See also: green open access, self-archiving/parallel publishing
Green open access, Green OA
Also referred to as self-archiving, Green OA means that the published article or the final peer-reviewed manuscript is archived in an online repository before, alongside or after its publication. Repository software usually allows authors to delay access to the article (‘embargo period’). Free of charge for the researcher, but often only after an embargo period. In Aalto University, the institutional repository is ACRIS and Aaltodoc together.
See also: embargo, final accepted manuscript, self-archiving/parallel publishing
Gold open access, Gold OA
Usually referred to as publishing in an open access journal. In this model, the payment of publication costs is shifted away from readers paying via subscriptions. The costs (often referred to as Article Processing Charges, APC fees) can usually be borne by the university or research institute to which the researcher is affiliated.

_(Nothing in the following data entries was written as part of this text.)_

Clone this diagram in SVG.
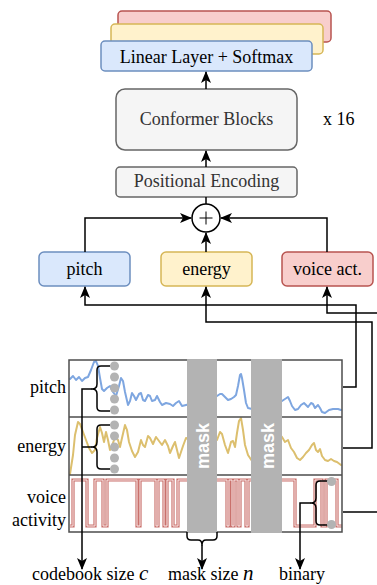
<svg xmlns="http://www.w3.org/2000/svg" width="377" height="585" viewBox="0 0 377 585">
  <style>
    .t { font-family: "Liberation Serif", "Times New Roman", serif; font-size: 18px; fill: #000; }
    .tc { text-anchor: middle; }
    .grey { fill: #333333; }
    .math { font-style: italic; font-size: 21px; }
    .box-blue { fill: #dae8fc; stroke: #6c8ebf; stroke-width: 1.5; }
    .box-yellow { fill: #fff2cc; stroke: #d6b656; stroke-width: 1.5; }
    .box-red { fill: #f8cecc; stroke: #b85450; stroke-width: 1.5; }
    .box-grey { fill: #f5f5f5; stroke: #666666; stroke-width: 1.5; }
    .wire { fill: none; stroke: #000; stroke-width: 1.5; }
    .arrow { fill: none; stroke: #000; stroke-width: 1.5; marker-end: url(#tip); }
    .brace { fill: none; stroke: #000; stroke-width: 1.5; stroke-linejoin: round; }
    .dot { fill: #b3b3b3; }
    .curve { fill: none; stroke-width: 2; stroke-linejoin: round; stroke-linecap: round; }
    .bar { fill: #b3b3b3; }
    .masktxt { font-family: "Liberation Sans", Arial, sans-serif; font-weight: bold; font-size: 18px; fill: #fff; text-anchor: middle; }
  </style>
  <defs>
    <marker id="tip" viewBox="0 0 12 10" markerWidth="12" markerHeight="10" refX="11" refY="5" orient="auto" markerUnits="userSpaceOnUse">
      <path d="M0,0 L12,5 L0,10 L3,5 Z" fill="#000"/>
    </marker>
    <clipPath id="plotClip">
      <rect x="69" y="360" width="273" height="172"/>
    </clipPath>
    <path id="vaWave" d="M70,526 H73 V480 H87 V526 H95 V480 H103 V526 H107 V480 H137 V526 H140 V480 H156 V526 H158 V480 H164 V526 H167 V480 H173 V526 H178 V480 H190 M214,480 H227 V526 H229 V480 H232 V526 H234 V480 H238 V526 H240 V480 H246 V526 H248 V480 H254 M279,480 H295 V526 H315 V480 H322 V526 H326 V480 H337 V526 H342"/>
  </defs>

  <!-- output heads (stacked) -->
  <g id="head-stack">
    <rect class="box-red" x="118" y="11" width="213" height="31" rx="4"/>
    <rect class="box-yellow" x="111" y="24" width="212" height="30" rx="4"/>
  </g>
  <g id="linear-softmax">
    <rect class="box-blue" x="101" y="41" width="211" height="30" rx="4"/>
    <text class="t tc" x="206.5" y="62.5">Linear Layer + Softmax</text>
  </g>

  <g id="conformer">
    <rect class="box-grey" x="116" y="89" width="181" height="61" rx="9"/>
    <text class="t tc grey" x="206.5" y="125">Conformer Blocks</text>
  </g>
  <text id="repeat" class="t" x="323" y="125">x 16</text>

  <g id="posenc">
    <rect class="box-grey" x="116" y="167" width="181" height="30" rx="4"/>
    <text class="t tc grey" x="206.5" y="187">Positional Encoding</text>
  </g>

  <g id="sum">
    <circle cx="206" cy="218" r="14" fill="#fff" stroke="#000" stroke-width="1.5"/>
    <path d="M199.5,218 H212.5 M206,211.5 V224.5" stroke="#000" stroke-width="1" fill="none"/>
  </g>

  <g id="pitch-emb">
    <rect class="box-blue" x="39" y="252" width="91" height="34" rx="5"/>
    <text class="t tc" x="84.5" y="275">pitch</text>
  </g>
  <g id="energy-emb">
    <rect class="box-yellow" x="161" y="252" width="91" height="34" rx="5"/>
    <text class="t tc" x="206.5" y="275">energy</text>
  </g>
  <g id="voice-emb">
    <rect class="box-red" x="282" y="252" width="91" height="34" rx="5"/>
    <text class="t tc" x="327.5" y="275">voice act.</text>
  </g>

  <!-- feature plot -->
  <g id="plot">
    <rect x="69" y="360" width="273" height="172" fill="#fff"/>
    <g clip-path="url(#plotClip)">
      <polyline class="curve" stroke="#7ea6e0" points="70,379 73,376 76,380 79,377 82,381 85,378 88,377 91,370 94,362 96,361 98,366 100,378 102,389 104,391 107,388 110,386 113,392 116,396 119,386 121,378 123,381 125,392 128,405 130,401 132,393 134,396 136,400 139,394 141,393 143,400 145,401 148,395 150,396 152,401 155,400 157,396 160,402 162,405 166,403 170,404 173,406 176,403 179,401 182,406 186,405 190,404 214,398 217,396 220,394 222,394 225,397 228,400 231,399 234,397 236,395 238,386 240,375 241,374 242,378 244,390 246,403 248,408 252,409 279,402 282,401 285,399 288,397 290,401 292,406 295,410 298,409 301,405 304,403 306,405 308,407 311,403 313,404 315,408 318,405 320,408 322,412 325,413 329,410 333,409 338,409 341,410"/>
      <polyline class="curve" stroke="#dcbf6e" points="70,474 73,455 75,435 78,422 80,424 83,432 86,440 89,448 92,453 95,450 97,438 100,427 102,433 104,442 106,432 108,440 110,450 112,446 115,437 118,440 120,447 122,438 125,425 127,430 129,442 132,451 135,457 138,452 141,440 143,445 145,447 148,436 150,438 153,444 156,437 159,441 162,445 165,440 168,446 170,453 173,446 175,442 177,450 179,458 181,452 183,446 186,438 190,440 214,436 217,440 220,432 222,434 225,445 228,453 231,442 233,441 235,447 237,433 239,421 241,418 243,430 245,445 248,455 252,461 279,434 282,437 285,442 288,440 291,448 294,452 297,458 300,460 303,457 306,453 309,450 312,445 314,443 316,450 318,452 320,449 322,456 325,460 328,461 331,459 334,461 337,462 341,465"/>
      <g id="voice-wave">
        <use href="#vaWave" fill="none" stroke="#c9716c" stroke-width="3.2"/>
        <use href="#vaWave" fill="none" stroke="#fbeceb" stroke-width="1"/>
      </g>
    </g>
    <path d="M69,417 H342 M69,475 H342" stroke="#4d4d4d" stroke-width="1.5" fill="none"/>
    <rect x="69" y="360" width="273" height="172" fill="none" stroke="#4d4d4d" stroke-width="1.5"/>
    <rect class="bar" x="187" y="359" width="30" height="174"/>
    <rect class="bar" x="251" y="359" width="31" height="174"/>
    <text class="masktxt" transform="translate(209,446) rotate(-90)">mask</text>
    <text class="masktxt" transform="translate(273.5,446) rotate(-90)">mask</text>
  </g>

  <!-- row labels -->
  <g id="row-labels">
    <text class="t" x="66" y="393" text-anchor="end">pitch</text>
    <text class="t" x="66" y="452" text-anchor="end">energy</text>
    <text class="t" x="66" y="503" text-anchor="end">voice</text>
    <text class="t" x="66" y="525.5" text-anchor="end">activity</text>
  </g>

  <!-- codebook braces and sample points -->
  <g id="codebook-brace">
    <path class="brace" d="M110,366 H101 Q97,366 97,370 V384 Q97,389 92,389 Q97,389 97,394 V407 Q97,411 101,411 H110"/>
    <path class="brace" d="M110,425 H101 Q97,425 97,429 V442 Q97,447 92,447 Q97,447 97,452 V465 Q97,469 101,469 H110"/>
    <circle class="dot" cx="114.5" cy="366" r="4.5"/>
    <circle class="dot" cx="114.5" cy="377" r="4.5"/>
    <circle class="dot" cx="114.5" cy="388" r="4.5"/>
    <circle class="dot" cx="114.5" cy="399" r="4.5"/>
    <circle class="dot" cx="114.5" cy="410" r="4.5"/>
    <circle class="dot" cx="114.5" cy="425" r="4.5"/>
    <circle class="dot" cx="114.5" cy="436" r="4.5"/>
    <circle class="dot" cx="114.5" cy="447" r="4.5"/>
    <circle class="dot" cx="114.5" cy="458" r="4.5"/>
    <circle class="dot" cx="114.5" cy="469" r="4.5"/>
  </g>

  <g id="mask-brace">
    <path class="brace" d="M187,532 V536 Q187,540 191,540 H198 Q202,540 202,545 Q202,540 206,540 H213 Q217,540 217,536 V532"/>
  </g>

  <g id="binary-brace">
    <path class="brace" d="M331,481 H320 Q316,481 316,485 V498 Q316,503 311,503 Q316,503 316,508 V521 Q316,525 320,525 H331"/>
    <circle class="dot" cx="331.5" cy="481.5" r="4.5"/>
    <circle class="dot" cx="331.5" cy="524.5" r="4.5"/>
  </g>

  <!-- connectors -->
  <g id="connectors">
    <path class="arrow" d="M206,167 V151"/>
    <path class="arrow" d="M206,89 V72"/>
    <path class="wire" d="M206,204 V197"/>
    <path class="arrow" d="M85,252 V218 H191"/>
    <path class="arrow" d="M206,252 V233"/>
    <path class="arrow" d="M327,252 V218 H221"/>
    <path class="arrow" d="M343,387 H356 V305 H85 V287"/>
    <path class="arrow" d="M343,448 H372 V322 H206 V287"/>
    <path class="arrow" d="M377,313 H327 V287"/>
    <path class="wire" d="M343,512 H377"/>
    <path class="arrow" d="M92,389 H82 V569"/>
    <path class="wire" d="M82,447 H92"/>
    <path class="arrow" d="M202,545 V569"/>
    <path class="arrow" d="M311,503 H300 V569"/>
  </g>

  <!-- bottom labels -->
  <g id="bottom-labels">
    <text class="t" x="32" y="580">codebook size <tspan class="math">c</tspan></text>
    <text class="t" x="168" y="580">mask size <tspan class="math">n</tspan></text>
    <text class="t tc" x="302" y="580">binary</text>
  </g>
</svg>
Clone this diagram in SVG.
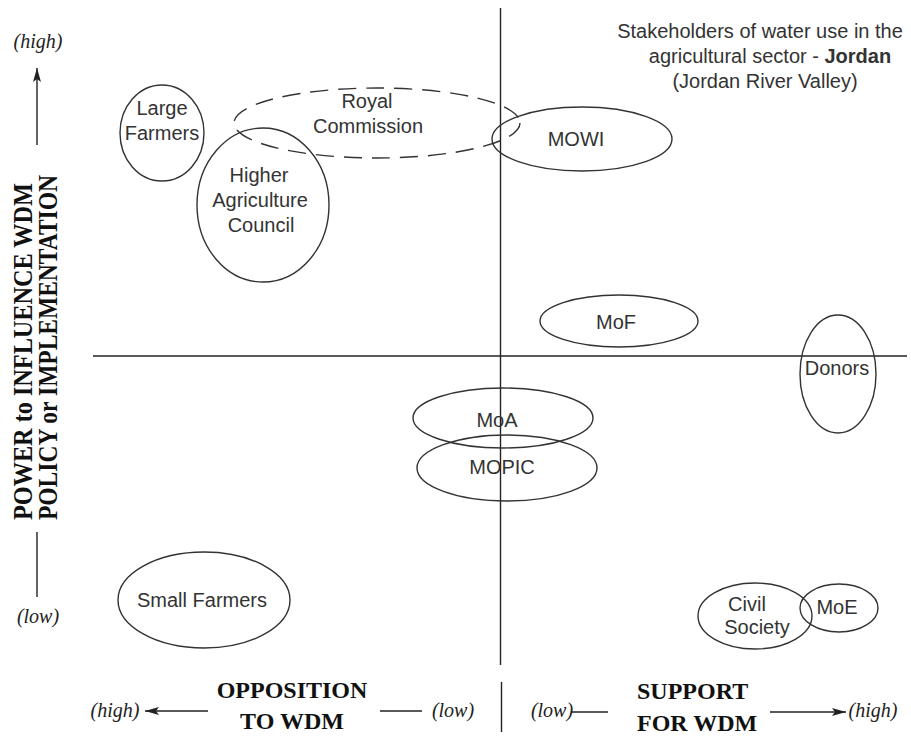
<svg xmlns="http://www.w3.org/2000/svg" width="911" height="740" viewBox="0 0 911 740">
<defs>
<marker id="ah" viewBox="0 0 14 8" refX="14" refY="4" markerWidth="14" markerHeight="8" markerUnits="userSpaceOnUse" orient="auto">
<path d="M0,0 L14,4 L0,8 L3,4 Z" fill="#222"/>
</marker>
</defs>
<style>
.node ellipse{fill:none;stroke:#333;stroke-width:1.4}
.dashed ellipse{stroke-dasharray:18 10}
.lbl{font-family:"Liberation Sans",Arial,sans-serif;font-size:20px;fill:#333;text-anchor:middle}
.ax{stroke:#222;stroke-width:1.4;fill:none}
.bold{font-family:"Liberation Serif","Times New Roman",serif;font-weight:bold;fill:#111}
.it{font-family:"Liberation Serif","Times New Roman",serif;font-style:italic;font-size:20px;fill:#222}
</style>
<rect width="911" height="740" fill="#fff"/>

<g id="connectors">
<line class="ax" x1="500.5" y1="8" x2="500.5" y2="665"/>
<line class="ax" x1="93" y1="356" x2="907" y2="356"/>
<line class="ax" x1="37" y1="145" x2="37" y2="68" marker-end="url(#ah)"/>
<line class="ax" x1="37" y1="532" x2="37" y2="597"/>
<line class="ax" x1="208" y1="711" x2="145" y2="711" marker-end="url(#ah)"/>
<line class="ax" x1="380" y1="711" x2="422" y2="711"/>
<line class="ax" x1="501.5" y1="682" x2="501.5" y2="732"/>
<line class="ax" x1="572" y1="712" x2="608" y2="712"/>
<line class="ax" x1="770" y1="712" x2="846" y2="712" marker-end="url(#ah)"/>
</g>

<g id="title">
<text class="lbl" x="760" y="38">Stakeholders of water use in the</text>
<text class="lbl" x="770" y="63">agricultural sector - <tspan font-weight="bold">Jordan</tspan></text>
<text class="lbl" x="765" y="88">(Jordan River Valley)</text>
</g>

<g id="large-farmers" class="node">
<ellipse cx="162" cy="133" rx="42" ry="48"/>
<text class="lbl" x="162" y="115">Large</text>
<text class="lbl" x="162" y="140">Farmers</text>
</g>
<g id="royal-commission" class="node dashed">
<ellipse cx="377" cy="123" rx="143" ry="35"/>
<text class="lbl" x="367" y="108">Royal</text>
<text class="lbl" x="368" y="133">Commission</text>
</g>
<g id="higher-agriculture-council" class="node">
<ellipse cx="263" cy="205" rx="66" ry="77"/>
<text class="lbl" x="259" y="182">Higher</text>
<text class="lbl" x="260" y="207">Agriculture</text>
<text class="lbl" x="261" y="232">Council</text>
</g>
<g id="mowi" class="node">
<ellipse cx="582" cy="139" rx="90" ry="32"/>
<text class="lbl" x="576" y="146">MOWI</text>
</g>
<g id="mof" class="node">
<ellipse cx="619" cy="321" rx="79" ry="26"/>
<text class="lbl" x="616" y="329">MoF</text>
</g>
<g id="donors" class="node">
<ellipse cx="838" cy="374" rx="38" ry="59"/>
<text class="lbl" x="837" y="375">Donors</text>
</g>
<g id="moa" class="node">
<ellipse cx="503" cy="418" rx="90" ry="30"/>
<text class="lbl" x="497" y="427">MoA</text>
</g>
<g id="mopic" class="node">
<ellipse cx="507" cy="468" rx="90" ry="33"/>
<text class="lbl" x="502" y="474">MOPIC</text>
</g>
<g id="small-farmers" class="node">
<ellipse cx="204" cy="600" rx="86" ry="48"/>
<text class="lbl" x="202" y="607">Small Farmers</text>
</g>
<g id="civil-society" class="node">
<ellipse cx="755" cy="616" rx="57" ry="33"/>
<text class="lbl" x="747" y="611">Civil</text>
<text class="lbl" x="757" y="634">Society</text>
</g>
<g id="moe" class="node">
<ellipse cx="839" cy="608" rx="39" ry="24"/>
<text class="lbl" x="837" y="614">MoE</text>
</g>

<g id="y-axis-labels">
<text class="it" x="38" y="48" text-anchor="middle">(high)</text>
<text class="it" x="38" y="623" text-anchor="middle">(low)</text>
<text class="bold" font-size="27" transform="translate(32,520) rotate(-90)" textLength="337" lengthAdjust="spacingAndGlyphs">POWER to INFLUENCE WDM</text>
<text class="bold" font-size="27" transform="translate(57,520) rotate(-90)" textLength="345" lengthAdjust="spacingAndGlyphs">POLICY or IMPLEMENTATION</text>
</g>

<g id="x-axis-labels">
<text class="it" x="115" y="717" text-anchor="middle">(high)</text>
<text class="bold" font-size="24" x="292" y="698" text-anchor="middle">OPPOSITION</text>
<text class="bold" font-size="24" x="292" y="729" text-anchor="middle">TO WDM</text>
<text class="it" x="453" y="717" text-anchor="middle">(low)</text>
<text class="it" x="552" y="717" text-anchor="middle">(low)</text>
<text class="bold" font-size="24" x="637" y="699">SUPPORT</text>
<text class="bold" font-size="24" x="637" y="731">FOR WDM</text>
<text class="it" x="873" y="717" text-anchor="middle">(high)</text>
</g>
</svg>
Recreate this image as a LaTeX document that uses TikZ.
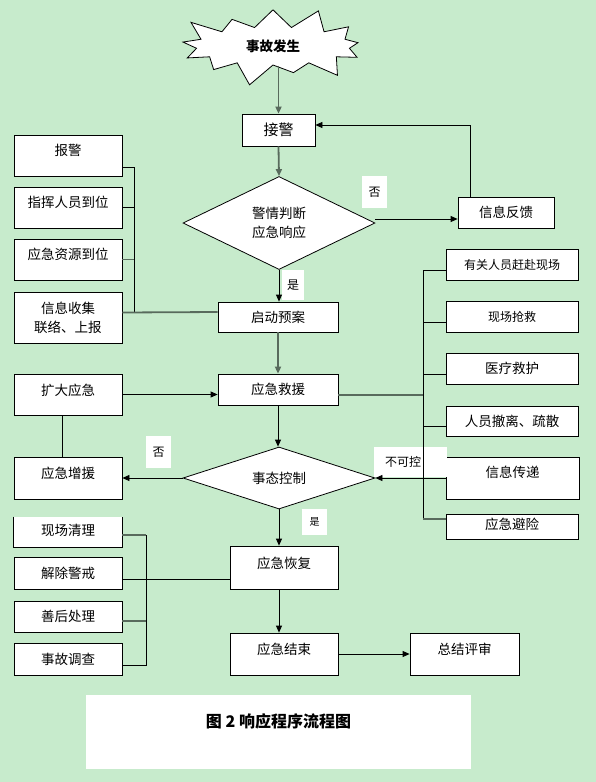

See also: Article processing charge
Hybrid Open Access, Hybrid OA
Refers to a subscription-based journal where only some of the articles are published open access. Open access publishing in a hybrid journal requires paying a separate APC fee.
See also: Article processing charge, transformative agreement
Plan S
Plan S is an open access initiative launched by the EU Commission and Science Europe. The goal of the Plan S is to make paywalled publications that result from publicly funded research accessible to everyone.
Read more about Plan S
Pre-print
The manuscript version which has not been peer-reviewed. (Please note that ‘pre’ refers to before peer review, not before printing.)
Predatory publishers
Publishers who offer open access for a charge but whose quality and services do not meet the standards set for scientific publications.
Self-archiving/parallel publishing
Depositing an article in an institutional or discipline-based repository simultaneously with the official publication and making it openly available to the public, often after an embargo period. Self-archiving process includes the deposit and the requisite embargo period. The publication is available as open access after the embargo. Usually, the self-archived version is the peer-reviewed manuscript, not the final version.
See also: embargo, final accepted manuscript, green open access
Transformative agreement
Transformative agreements are agreements between institutions or consortia and publishers, which purpose is to switch from a business model based on subscription fees to a business model based on open access publishing. Aalto University's open access agreements with publishers are transformative agreements which give authors possibility to publisher their articles open access in a hybrid journal without an APC fee.
See also: Article processing charge
Read more about transformative agreement (FinElib)
Vanity publishers
Vanity publishers are not recognised as established publishers of scientific publications. They approach researchers by, for instance, sending the same e-mail invitation to anyone publishing a thesis in English. While the charges are usually minor, publishing with these publishers may be detrimental to the researcher’s academic reputation.